Quarterly non-GAAP net income came in at $198.6 million or $2.44 per share compared with $155.7 million or $1.93 per share in the year-ago quarter. The bottom line beat the consensus estimate by 22 cents. Quarterly total revenues increased 17% year over year to $608.3 million and were at the higher end of the company’s guidance of $600-$610 million, driven by healthy overall demand with strength across the business, particularly in cloud titans vertical. The top line surpassed the Zacks Consensus Estimate of $606 million. (Read more: Arista Tops Q2 Earnings Estimates on Product Strength)
5. Sprint Corporation (S - Free Report) reported healthy first-quarter fiscal 2019 financial results, wherein the top line increased year over year and surpassed the Zacks Consensus Estimate.
For the June quarter, net loss was $111 million or loss of 3 cents per share against net income of $176 million or 4 cents per share in the year-ago quarter. The sharp decline was primarily due to higher net operating expenses. The bottom line matched the Zacks Consensus Estimate of loss of 3 cents. Quarterly total net operating revenues increased to $8,142 million from $8,125 million in the year-ago quarter mainly driven by higher equipment rentals. The top line surpassed the Zacks Consensus Estimate of $8,024 million. (Read more: Sprint Incurs Q1 Loss as Expected, Beats on Revenues)
The following table shows the price movement of some of the major telecom stocks over the past week and during the past six months.
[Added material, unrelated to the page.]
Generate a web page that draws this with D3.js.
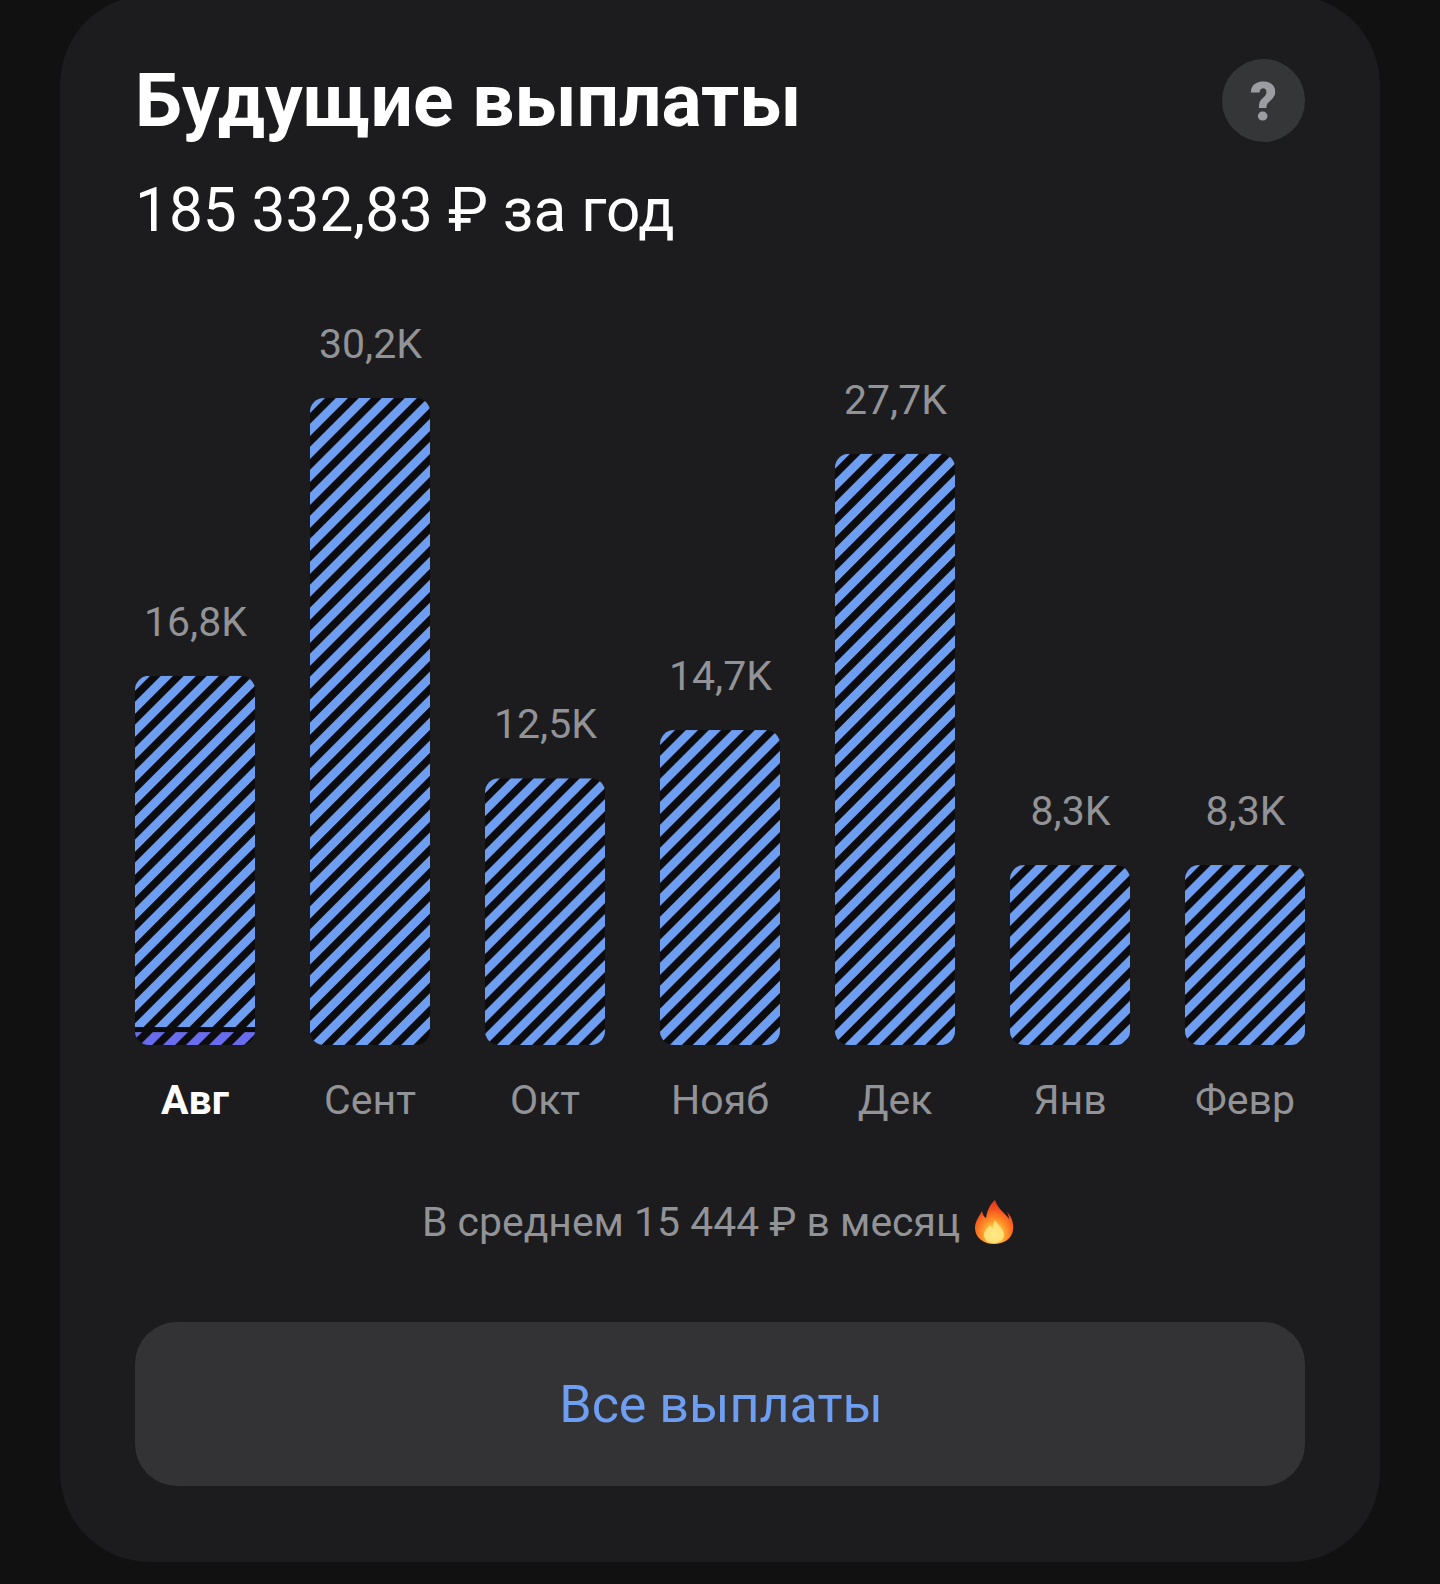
<!DOCTYPE html>
<html><head><meta charset="utf-8">
<style>html,body{margin:0;padding:0;background:#111112}svg{display:block}text{font-family:Roboto,"Noto Sans",sans-serif}</style>
<script src="https://cdn.jsdelivr.net/npm/d3@7"></script>
</head><body><svg id="c" width="1440" height="1584"></svg>
<script>
const months=["Авг","Сент","Окт","Нояб","Дек","Янв","Февр"];
const upcoming=[16.4,30.2,12.45,14.7,27.6,8.4,8.4];
const received=[0.6,0,0,0,0,0,0];
const valueLabels=["16,8K","30,2K","12,5K","14,7K","27,7K","8,3K","8,3K"];
const title="Будущие выплаты";
const subtitle="185 332,83 ₽ за год";
const average="В среднем 15 444 ₽ в месяц";
const buttonLabel="Все выплаты";

const svg=d3.select("#c");
const defs=svg.append("defs");
function stripes(id,color,ox,oy){
  const p=defs.append("pattern").attr("id",id).attr("patternUnits","userSpaceOnUse")
    .attr("width",16.25).attr("height",16.25).attr("patternTransform",`translate(${ox},${oy}) rotate(-45)`);
  p.append("rect").attr("width",16.25).attr("height",16.25).attr("fill",color);
  p.append("rect").attr("width",16.25).attr("height",7.6).attr("fill","#0c0c0e");
}
const fg=defs.append("radialGradient").attr("id","flame").attr("cx",.5).attr("cy",.78).attr("r",.72);
[[0,"#fff3b0"],[.22,"#ffc94a"],[.5,"#ff8a25"],[.8,"#f4511e"],[1,"#e23a1c"]].forEach(([o,c])=>fg.append("stop").attr("offset",o).attr("stop-color",c));

svg.append("rect").attr("x",60).attr("y",-5).attr("width",1320).attr("height",1567).attr("rx",90).attr("fill","#1c1c1e");

svg.append("text").attr("x",135).attr("y",126).attr("font-size",75).attr("font-weight",700).attr("fill","#fff").text(title);
svg.append("text").attr("x",135).attr("y",231).attr("font-size",60.3).attr("fill","#fff").text(subtitle);
svg.append("circle").attr("cx",1263.5).attr("cy",100.5).attr("r",41.5).attr("fill","#353638");
svg.append("text").attr("x",1263.5).attr("y",120).attr("text-anchor","middle").attr("font-size",53).attr("font-weight",900).attr("fill","#9b9da3").text("?");

const x=d3.scaleBand().domain(months).range([135,1305]).paddingInner(55/175).paddingOuter(0);
const y=d3.scaleLinear().domain([0,30.2]).range([1045,398]);
const rows=months.map((m,i)=>({m,up:upcoming[i],rc:received[i],label:valueLabels[i]}));
const gap=5;
const topOf=d=>y(d.up+d.rc)-(d.rc?gap:0);
rows.forEach((d,i)=>{
  const top=topOf(d);
  stripes("st"+i,"#6e9ef2",x(d.m)+15.05,top);
  defs.append("clipPath").attr("id","b"+i).append("rect").attr("x",x(d.m)).attr("y",top)
    .attr("width",x.bandwidth()).attr("height",1045-top).attr("rx",14);
  if(d.rc>0) stripes("rc"+i,"#6a6cf0",x(d.m)+7.05,y(d.rc));
});
const g=svg.append("g").selectAll("g").data(rows).join("g").attr("clip-path",(d,i)=>`url(#b${i})`);
g.append("rect").attr("x",d=>x(d.m)).attr("width",x.bandwidth())
  .attr("y",topOf).attr("height",d=>y(0)-y(d.up)).attr("fill",(d,i)=>`url(#st${i})`);
const low=g.filter(d=>d.rc>0);
low.append("rect").attr("x",d=>x(d.m)).attr("width",x.bandwidth())
  .attr("y",d=>y(d.rc)-gap).attr("height",gap).attr("fill","#0c0c0e");
low.append("rect").attr("x",d=>x(d.m)).attr("width",x.bandwidth())
  .attr("y",d=>y(d.rc)).attr("height",d=>y(0)-y(d.rc)).attr("fill",d=>`url(#rc${rows.indexOf(d)})`);

svg.append("g").selectAll("text").data(rows).join("text")
  .attr("x",d=>x(d.m)+x.bandwidth()/2+0.5)
  .attr("y",d=>topOf(d)-40)
  .attr("text-anchor","middle").attr("font-size",41).attr("fill","#929397").text(d=>d.label);

const ax=svg.append("g").attr("transform","translate(0,1045)").call(d3.axisBottom(x).tickSize(0).tickPadding(0));
ax.select(".domain").remove();
ax.selectAll("text").attr("y",0).attr("dy",0).attr("transform","translate(0,69)").attr("font-size",41)
  .attr("font-family",'Roboto,"Noto Sans",sans-serif')
  .attr("fill",(d,i)=>i===0?"#fff":"#929397").attr("font-weight",(d,i)=>i===0?700:400);

svg.append("text").attr("x",422).attr("y",1236).attr("font-size",40.9).attr("fill","#929397").text(average);
const fl=svg.append("g").attr("transform","translate(994,1222)");
fl.append("path").attr("fill","url(#flame)").attr("d","M1-22C4-13 11-9 15-3C15-6 14-8 13-10C18-5 20 2 19 8C18 17 9 22 0 22C-10 22-19 16-19 6C-19-1-15-5-12-11C-11-7-10-5-8-4C-7-11-4-18 1-22Z");
fl.append("path").attr("fill","#ffe680").attr("opacity",.85).attr("d","M1-2C3 3 10 6 10 13C10 18 5 21 0 21C-6 21-10 18-10 13C-10 8-6 6-4 3C-3 5-2 6-1 6C-1 3 0 0 1-2Z");

svg.append("rect").attr("x",135).attr("y",1322).attr("width",1170).attr("height",164).attr("rx",42).attr("fill","#333335");
svg.append("text").attr("x",721).attr("y",1422).attr("text-anchor","middle").attr("font-size",52).attr("fill","#6e9ef2").text(buttonLabel);
</script></body></html>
In the past five trading days, Motorola was the sole gainer with its share price increasing 4.6% while Arista was the biggest decliner with its stock down 16.4%.
Over the past six months, Qualcomm has been the best performer with its stock appreciating 26.8%, while CenturyLink was the biggest decliner with its stock down 21.8%.
Over the past six months, the Zacks Telecommunications Services industry has recorded average decline of 2.1% while the S&P 500 has rallied 5%.
What’s Next in the Telecom Space?
In addition to the remaining earnings releases within the industry, all eyes will remain glued to how the government handles the trade war that has spilled to the currency frontier, and its cascading effect on the industry.